**Brief**. Produce an exact copy of all the data below, dropping every image.

**Given data**.
★ ★ ★ ★ ★ ★ ★

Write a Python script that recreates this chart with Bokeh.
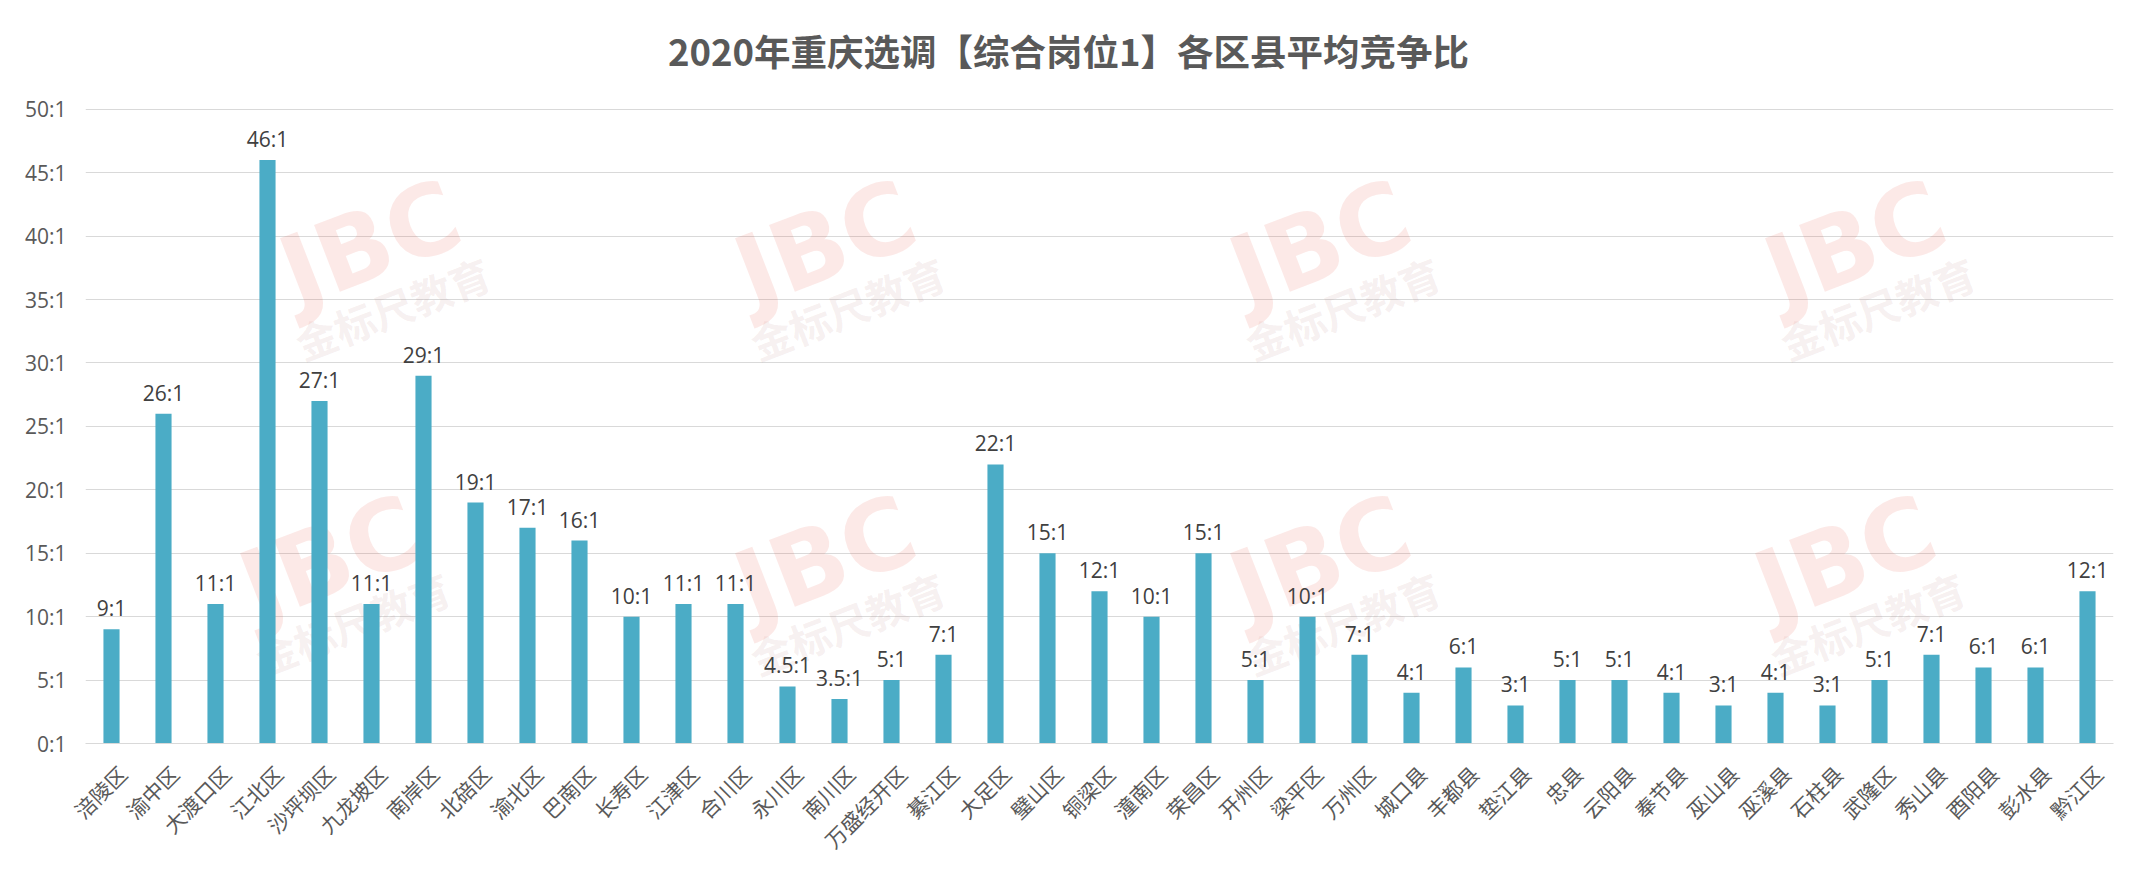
import math
from bokeh.plotting import figure
from bokeh.models import ColumnDataSource, Range1d, FixedTicker, Label
from bokeh.core.properties import value
from bokeh.embed import file_html
from bokeh.resources import INLINE

districts = ["涪陵区", "渝中区", "大渡口区", "江北区", "沙坪坝区", "九龙坡区", "南岸区",
             "北碚区", "渝北区", "巴南区", "长寿区", "江津区", "合川区", "永川区", "南川区",
             "万盛经开区", "綦江区", "大足区", "璧山区", "铜梁区", "潼南区", "荣昌区", "开州区",
             "梁平区", "万州区", "城口县", "丰都县", "垫江县", "忠县", "云阳县", "奉节县",
             "巫山县", "巫溪县", "石柱县", "武隆区", "秀山县", "酉阳县", "彭水县", "黔江区"]
ratios = [9, 26, 11, 46, 27, 11, 29, 19, 17, 16, 10, 11, 11, 4.5, 3.5, 5, 7, 22, 15, 12,
          10, 15, 5, 10, 7, 4, 6, 3, 5, 5, 4, 3, 4, 3, 5, 7, 6, 6, 12]
ratio_labels = ["9:1", "26:1", "11:1", "46:1", "27:1", "11:1", "29:1", "19:1", "17:1", "16:1",
                "10:1", "11:1", "11:1", "4.5:1", "3.5:1", "5:1", "7:1", "22:1", "15:1", "12:1",
                "10:1", "15:1", "5:1", "10:1", "7:1", "4:1", "6:1", "3:1", "5:1", "5:1",
                "4:1", "3:1", "4:1", "3:1", "5:1", "7:1", "6:1", "6:1", "12:1"]
y_ticks = [0, 5, 10, 15, 20, 25, 30, 35, 40, 45, 50]
y_tick_labels = ["0:1", "5:1", "10:1", "15:1", "20:1", "25:1", "30:1", "35:1", "40:1", "45:1", "50:1"]
title_text = "2020年重庆选调【综合岗位1】各区县平均竞争比"

# watermark logo anchor positions (screen px, relative to plot frame bottom-left)
wm_positions = [(285, 500), (740, 500), (1235, 500), (1770, 500),
                (245, 185), (740, 185), (1235, 185), (1760, 185)]

n = len(districts)
xpos = [i + 0.5 for i in range(n)]            # category centres
label_pos = [x + 0.21 for x in xpos]          # rotated labels hang slightly right of centre

src = ColumnDataSource(dict(x=xpos, district=districts, ratio=ratios, label=ratio_labels))

# the frame extends above the 50:1 line so that the title can sit inside it
p = figure(x_range=Range1d(0, n), y_range=Range1d(0, 57),
           width=2115, height=869, output_backend="svg", toolbar_location=None,
           min_border_left=85, min_border_right=2, min_border_top=20, min_border_bottom=126,
           outline_line_color=None, background_fill_color="white", border_fill_color="white")

# title (placed relative to the plot frame)
p.add_layout(Label(x=983, y=693, x_units="screen", y_units="screen", text=title_text,
                   text_font="Noto Sans CJK SC", text_font_size="36.5px", text_font_style="bold",
                   text_color="#595959", text_align="center", text_baseline="middle"))

# watermark
for (sx, sy) in wm_positions:
    p.add_layout(Label(x=sx, y=sy, x_units="screen", y_units="screen", text="JBC",
                       text_font="DejaVu Sans", text_font_size="98px", text_font_style="bold",
                       text_color="#e8463c", text_alpha=0.12, angle=0.37,
                       text_align="center", text_baseline="middle", level="underlay"))
    p.add_layout(Label(x=sx + 22, y=sy - 64, x_units="screen", y_units="screen", text="金标尺教育",
                       text_font="Noto Sans CJK SC", text_font_size="41px", text_font_style="bold",
                       text_color="#b07070", text_alpha=0.11, angle=0.37,
                       text_align="center", text_baseline="middle", level="underlay"))

p.vbar(x="x", top="ratio", width=0.31, source=src, color="#4bacc6", line_color=None)
p.text(x="x", y="ratio", text="label", source=src, text_align="center",
       text_baseline="alphabetic", y_offset=-21, text_font=value("Open Sans"),
       text_font_size="21px", text_color="#404040")

p.xgrid.grid_line_color = None
p.ygrid.grid_line_color = "#d9d9d9"
p.ygrid.grid_line_width = 1.2

p.yaxis.ticker = FixedTicker(ticks=y_ticks)
p.yaxis.major_label_overrides = {t: l for t, l in zip(y_ticks, y_tick_labels)}
p.yaxis.axis_line_color = None
p.yaxis.major_tick_line_color = None
p.yaxis.minor_tick_line_color = None
p.yaxis.major_label_standoff = 13
p.yaxis.major_label_text_font = "Open Sans"
p.yaxis.major_label_text_font_size = "21px"
p.yaxis.major_label_text_color = "#595959"

p.xaxis.ticker = FixedTicker(ticks=label_pos)
p.xaxis.major_label_overrides = {t: d for t, d in zip(label_pos, districts)}
p.xaxis.axis_line_color = "#d9d9d9"
p.xaxis.axis_line_width = 1.2
p.xaxis.major_tick_line_color = None
p.xaxis.minor_tick_line_color = None
p.xaxis.major_label_orientation = math.pi / 4
p.xaxis.major_label_standoff = 20
p.xaxis.major_label_text_font = "Noto Sans CJK SC"
p.xaxis.major_label_text_font_size = "21px"
p.xaxis.major_label_text_color = "#595959"

open("out.html", "w").write(file_html(p, INLINE))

★ ★ ★ ★ ★ ★ ★

**Solution for this problem**.
Write a Python script that recreates this chart with Bokeh.
import math
from bokeh.plotting import figure
from bokeh.models import ColumnDataSource, Range1d, FixedTicker, Label
from bokeh.core.properties import value
from bokeh.embed import file_html
from bokeh.resources import INLINE

districts = ["涪陵区", "渝中区", "大渡口区", "江北区", "沙坪坝区", "九龙坡区", "南岸区",
             "北碚区", "渝北区", "巴南区", "长寿区", "江津区", "合川区", "永川区", "南川区",
             "万盛经开区", "綦江区", "大足区", "璧山区", "铜梁区", "潼南区", "荣昌区", "开州区",
             "梁平区", "万州区", "城口县", "丰都县", "垫江县", "忠县", "云阳县", "奉节县",
             "巫山县", "巫溪县", "石柱县", "武隆区", "秀山县", "酉阳县", "彭水县", "黔江区"]
ratios = [9, 26, 11, 46, 27, 11, 29, 19, 17, 16, 10, 11, 11, 4.5, 3.5, 5, 7, 22, 15, 12,
          10, 15, 5, 10, 7, 4, 6, 3, 5, 5, 4, 3, 4, 3, 5, 7, 6, 6, 12]
ratio_labels = ["9:1", "26:1", "11:1", "46:1", "27:1", "11:1", "29:1", "19:1", "17:1", "16:1",
                "10:1", "11:1", "11:1", "4.5:1", "3.5:1", "5:1", "7:1", "22:1", "15:1", "12:1",
                "10:1", "15:1", "5:1", "10:1", "7:1", "4:1", "6:1", "3:1", "5:1", "5:1",
                "4:1", "3:1", "4:1", "3:1", "5:1", "7:1", "6:1", "6:1", "12:1"]
y_ticks = [0, 5, 10, 15, 20, 25, 30, 35, 40, 45, 50]
y_tick_labels = ["0:1", "5:1", "10:1", "15:1", "20:1", "25:1", "30:1", "35:1", "40:1", "45:1", "50:1"]
title_text = "2020年重庆选调【综合岗位1】各区县平均竞争比"

# watermark logo anchor positions (screen px, relative to plot frame bottom-left)
wm_positions = [(285, 500), (740, 500), (1235, 500), (1770, 500),
                (245, 185), (740, 185), (1235, 185), (1760, 185)]

n = len(districts)
xpos = [i + 0.5 for i in range(n)]            # category centres
label_pos = [x + 0.21 for x in xpos]          # rotated labels hang slightly right of centre

src = ColumnDataSource(dict(x=xpos, district=districts, ratio=ratios, label=ratio_labels))

# the frame extends above the 50:1 line so that the title can sit inside it
p = figure(x_range=Range1d(0, n), y_range=Range1d(0, 57),
           width=2115, height=869, output_backend="svg", toolbar_location=None,
           min_border_left=85, min_border_right=2, min_border_top=20, min_border_bottom=126,
           outline_line_color=None, background_fill_color="white", border_fill_color="white")

# title (placed relative to the plot frame)
p.add_layout(Label(x=983, y=693, x_units="screen", y_units="screen", text=title_text,
                   text_font="Noto Sans CJK SC", text_font_size="36.5px", text_font_style="bold",
                   text_color="#595959", text_align="center", text_baseline="middle"))

# watermark
for (sx, sy) in wm_positions:
    p.add_layout(Label(x=sx, y=sy, x_units="screen", y_units="screen", text="JBC",
                       text_font="DejaVu Sans", text_font_size="98px", text_font_style="bold",
                       text_color="#e8463c", text_alpha=0.12, angle=0.37,
                       text_align="center", text_baseline="middle", level="underlay"))
    p.add_layout(Label(x=sx + 22, y=sy - 64, x_units="screen", y_units="screen", text="金标尺教育",
                       text_font="Noto Sans CJK SC", text_font_size="41px", text_font_style="bold",
                       text_color="#b07070", text_alpha=0.11, angle=0.37,
                       text_align="center", text_baseline="middle", level="underlay"))

p.vbar(x="x", top="ratio", width=0.31, source=src, color="#4bacc6", line_color=None)
p.text(x="x", y="ratio", text="label", source=src, text_align="center",
       text_baseline="alphabetic", y_offset=-21, text_font=value("Open Sans"),
       text_font_size="21px", text_color="#404040")

p.xgrid.grid_line_color = None
p.ygrid.grid_line_color = "#d9d9d9"
p.ygrid.grid_line_width = 1.2

p.yaxis.ticker = FixedTicker(ticks=y_ticks)
p.yaxis.major_label_overrides = {t: l for t, l in zip(y_ticks, y_tick_labels)}
p.yaxis.axis_line_color = None
p.yaxis.major_tick_line_color = None
p.yaxis.minor_tick_line_color = None
p.yaxis.major_label_standoff = 13
p.yaxis.major_label_text_font = "Open Sans"
p.yaxis.major_label_text_font_size = "21px"
p.yaxis.major_label_text_color = "#595959"

p.xaxis.ticker = FixedTicker(ticks=label_pos)
p.xaxis.major_label_overrides = {t: d for t, d in zip(label_pos, districts)}
p.xaxis.axis_line_color = "#d9d9d9"
p.xaxis.axis_line_width = 1.2
p.xaxis.major_tick_line_color = None
p.xaxis.minor_tick_line_color = None
p.xaxis.major_label_orientation = math.pi / 4
p.xaxis.major_label_standoff = 20
p.xaxis.major_label_text_font = "Noto Sans CJK SC"
p.xaxis.major_label_text_font_size = "21px"
p.xaxis.major_label_text_color = "#595959"

open("out.html", "w").write(file_html(p, INLINE))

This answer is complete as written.